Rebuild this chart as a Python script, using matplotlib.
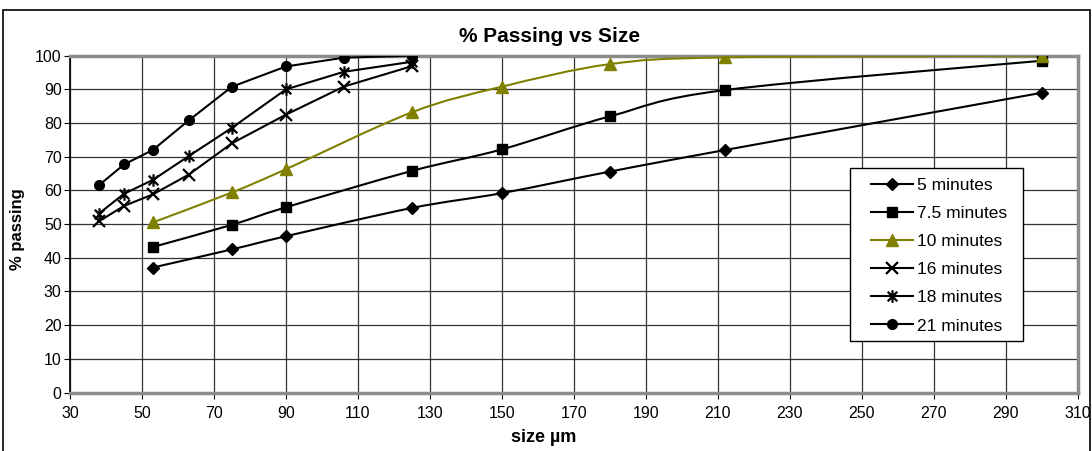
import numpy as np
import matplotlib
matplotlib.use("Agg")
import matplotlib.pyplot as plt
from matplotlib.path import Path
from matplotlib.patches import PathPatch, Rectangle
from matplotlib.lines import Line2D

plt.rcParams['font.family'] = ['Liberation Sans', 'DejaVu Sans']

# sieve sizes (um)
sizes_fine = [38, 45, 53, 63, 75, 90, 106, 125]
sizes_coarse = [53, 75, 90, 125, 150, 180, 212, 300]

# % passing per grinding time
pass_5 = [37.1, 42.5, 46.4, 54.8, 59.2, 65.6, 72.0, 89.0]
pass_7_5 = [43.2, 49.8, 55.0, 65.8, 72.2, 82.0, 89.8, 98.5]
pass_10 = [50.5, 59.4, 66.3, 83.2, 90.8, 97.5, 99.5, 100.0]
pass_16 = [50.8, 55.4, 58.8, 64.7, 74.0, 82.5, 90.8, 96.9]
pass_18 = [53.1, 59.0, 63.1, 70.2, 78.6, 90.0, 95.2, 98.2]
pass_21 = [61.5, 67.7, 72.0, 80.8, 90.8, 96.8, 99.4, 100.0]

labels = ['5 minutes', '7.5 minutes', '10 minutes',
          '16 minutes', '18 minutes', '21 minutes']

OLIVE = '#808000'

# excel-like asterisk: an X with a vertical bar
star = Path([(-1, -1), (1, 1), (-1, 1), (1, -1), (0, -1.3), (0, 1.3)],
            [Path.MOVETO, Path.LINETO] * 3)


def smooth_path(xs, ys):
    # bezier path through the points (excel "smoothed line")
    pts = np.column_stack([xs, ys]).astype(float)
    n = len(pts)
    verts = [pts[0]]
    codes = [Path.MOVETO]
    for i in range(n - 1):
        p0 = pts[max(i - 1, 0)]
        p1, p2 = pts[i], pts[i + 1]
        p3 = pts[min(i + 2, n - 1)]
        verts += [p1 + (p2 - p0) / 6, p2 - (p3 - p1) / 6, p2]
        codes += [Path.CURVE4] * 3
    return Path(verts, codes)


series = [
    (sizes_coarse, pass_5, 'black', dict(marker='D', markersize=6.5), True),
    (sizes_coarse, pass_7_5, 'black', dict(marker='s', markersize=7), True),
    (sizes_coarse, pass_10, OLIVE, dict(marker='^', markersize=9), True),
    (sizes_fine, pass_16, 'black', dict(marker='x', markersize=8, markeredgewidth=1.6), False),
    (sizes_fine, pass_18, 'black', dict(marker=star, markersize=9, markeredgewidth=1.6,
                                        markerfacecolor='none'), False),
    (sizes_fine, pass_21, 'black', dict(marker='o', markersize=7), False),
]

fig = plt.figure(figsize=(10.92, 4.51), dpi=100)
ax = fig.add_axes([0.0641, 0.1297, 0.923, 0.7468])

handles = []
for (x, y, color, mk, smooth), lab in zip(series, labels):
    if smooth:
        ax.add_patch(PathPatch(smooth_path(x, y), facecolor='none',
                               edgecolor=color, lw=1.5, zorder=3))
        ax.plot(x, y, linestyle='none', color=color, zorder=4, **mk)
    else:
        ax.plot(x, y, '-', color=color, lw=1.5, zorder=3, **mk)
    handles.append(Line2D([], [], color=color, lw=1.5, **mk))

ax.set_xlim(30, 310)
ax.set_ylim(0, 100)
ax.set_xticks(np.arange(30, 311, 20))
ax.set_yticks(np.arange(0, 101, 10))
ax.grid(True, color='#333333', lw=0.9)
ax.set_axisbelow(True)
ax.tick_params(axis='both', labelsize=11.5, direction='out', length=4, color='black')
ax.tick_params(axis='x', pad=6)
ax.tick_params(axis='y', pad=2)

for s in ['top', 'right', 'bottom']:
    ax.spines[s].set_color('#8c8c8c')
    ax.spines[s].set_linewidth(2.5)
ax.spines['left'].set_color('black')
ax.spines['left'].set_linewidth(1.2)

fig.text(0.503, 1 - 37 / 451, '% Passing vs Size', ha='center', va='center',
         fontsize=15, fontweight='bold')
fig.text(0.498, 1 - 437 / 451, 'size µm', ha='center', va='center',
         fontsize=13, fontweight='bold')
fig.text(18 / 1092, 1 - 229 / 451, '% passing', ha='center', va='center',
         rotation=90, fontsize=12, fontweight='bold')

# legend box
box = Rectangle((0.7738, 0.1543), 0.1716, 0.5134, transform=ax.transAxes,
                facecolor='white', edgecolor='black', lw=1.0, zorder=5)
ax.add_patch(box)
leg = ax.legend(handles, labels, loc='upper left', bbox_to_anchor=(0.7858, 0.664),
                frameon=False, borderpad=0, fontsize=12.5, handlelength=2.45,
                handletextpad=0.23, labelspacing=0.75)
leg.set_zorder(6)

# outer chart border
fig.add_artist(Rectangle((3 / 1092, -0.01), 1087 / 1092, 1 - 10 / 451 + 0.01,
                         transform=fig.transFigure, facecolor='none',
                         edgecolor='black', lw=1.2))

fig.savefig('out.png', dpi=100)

GOAL OF THE EXERCISE | Repeat the material above word for word and skip every image in it.

THE SOLUTION |
Rebuild this chart as a Python script, using matplotlib.
import numpy as np
import matplotlib
matplotlib.use("Agg")
import matplotlib.pyplot as plt
from matplotlib.path import Path
from matplotlib.patches import PathPatch, Rectangle
from matplotlib.lines import Line2D

plt.rcParams['font.family'] = ['Liberation Sans', 'DejaVu Sans']

# sieve sizes (um)
sizes_fine = [38, 45, 53, 63, 75, 90, 106, 125]
sizes_coarse = [53, 75, 90, 125, 150, 180, 212, 300]

# % passing per grinding time
pass_5 = [37.1, 42.5, 46.4, 54.8, 59.2, 65.6, 72.0, 89.0]
pass_7_5 = [43.2, 49.8, 55.0, 65.8, 72.2, 82.0, 89.8, 98.5]
pass_10 = [50.5, 59.4, 66.3, 83.2, 90.8, 97.5, 99.5, 100.0]
pass_16 = [50.8, 55.4, 58.8, 64.7, 74.0, 82.5, 90.8, 96.9]
pass_18 = [53.1, 59.0, 63.1, 70.2, 78.6, 90.0, 95.2, 98.2]
pass_21 = [61.5, 67.7, 72.0, 80.8, 90.8, 96.8, 99.4, 100.0]

labels = ['5 minutes', '7.5 minutes', '10 minutes',
          '16 minutes', '18 minutes', '21 minutes']

OLIVE = '#808000'

# excel-like asterisk: an X with a vertical bar
star = Path([(-1, -1), (1, 1), (-1, 1), (1, -1), (0, -1.3), (0, 1.3)],
            [Path.MOVETO, Path.LINETO] * 3)


def smooth_path(xs, ys):
    # bezier path through the points (excel "smoothed line")
    pts = np.column_stack([xs, ys]).astype(float)
    n = len(pts)
    verts = [pts[0]]
    codes = [Path.MOVETO]
    for i in range(n - 1):
        p0 = pts[max(i - 1, 0)]
        p1, p2 = pts[i], pts[i + 1]
        p3 = pts[min(i + 2, n - 1)]
        verts += [p1 + (p2 - p0) / 6, p2 - (p3 - p1) / 6, p2]
        codes += [Path.CURVE4] * 3
    return Path(verts, codes)


series = [
    (sizes_coarse, pass_5, 'black', dict(marker='D', markersize=6.5), True),
    (sizes_coarse, pass_7_5, 'black', dict(marker='s', markersize=7), True),
    (sizes_coarse, pass_10, OLIVE, dict(marker='^', markersize=9), True),
    (sizes_fine, pass_16, 'black', dict(marker='x', markersize=8, markeredgewidth=1.6), False),
    (sizes_fine, pass_18, 'black', dict(marker=star, markersize=9, markeredgewidth=1.6,
                                        markerfacecolor='none'), False),
    (sizes_fine, pass_21, 'black', dict(marker='o', markersize=7), False),
]

fig = plt.figure(figsize=(10.92, 4.51), dpi=100)
ax = fig.add_axes([0.0641, 0.1297, 0.923, 0.7468])

handles = []
for (x, y, color, mk, smooth), lab in zip(series, labels):
    if smooth:
        ax.add_patch(PathPatch(smooth_path(x, y), facecolor='none',
                               edgecolor=color, lw=1.5, zorder=3))
        ax.plot(x, y, linestyle='none', color=color, zorder=4, **mk)
    else:
        ax.plot(x, y, '-', color=color, lw=1.5, zorder=3, **mk)
    handles.append(Line2D([], [], color=color, lw=1.5, **mk))

ax.set_xlim(30, 310)
ax.set_ylim(0, 100)
ax.set_xticks(np.arange(30, 311, 20))
ax.set_yticks(np.arange(0, 101, 10))
ax.grid(True, color='#333333', lw=0.9)
ax.set_axisbelow(True)
ax.tick_params(axis='both', labelsize=11.5, direction='out', length=4, color='black')
ax.tick_params(axis='x', pad=6)
ax.tick_params(axis='y', pad=2)

for s in ['top', 'right', 'bottom']:
    ax.spines[s].set_color('#8c8c8c')
    ax.spines[s].set_linewidth(2.5)
ax.spines['left'].set_color('black')
ax.spines['left'].set_linewidth(1.2)

fig.text(0.503, 1 - 37 / 451, '% Passing vs Size', ha='center', va='center',
         fontsize=15, fontweight='bold')
fig.text(0.498, 1 - 437 / 451, 'size µm', ha='center', va='center',
         fontsize=13, fontweight='bold')
fig.text(18 / 1092, 1 - 229 / 451, '% passing', ha='center', va='center',
         rotation=90, fontsize=12, fontweight='bold')

# legend box
box = Rectangle((0.7738, 0.1543), 0.1716, 0.5134, transform=ax.transAxes,
                facecolor='white', edgecolor='black', lw=1.0, zorder=5)
ax.add_patch(box)
leg = ax.legend(handles, labels, loc='upper left', bbox_to_anchor=(0.7858, 0.664),
                frameon=False, borderpad=0, fontsize=12.5, handlelength=2.45,
                handletextpad=0.23, labelspacing=0.75)
leg.set_zorder(6)

# outer chart border
fig.add_artist(Rectangle((3 / 1092, -0.01), 1087 / 1092, 1 - 10 / 451 + 0.01,
                         transform=fig.transFigure, facecolor='none',
                         edgecolor='black', lw=1.2))

fig.savefig('out.png', dpi=100)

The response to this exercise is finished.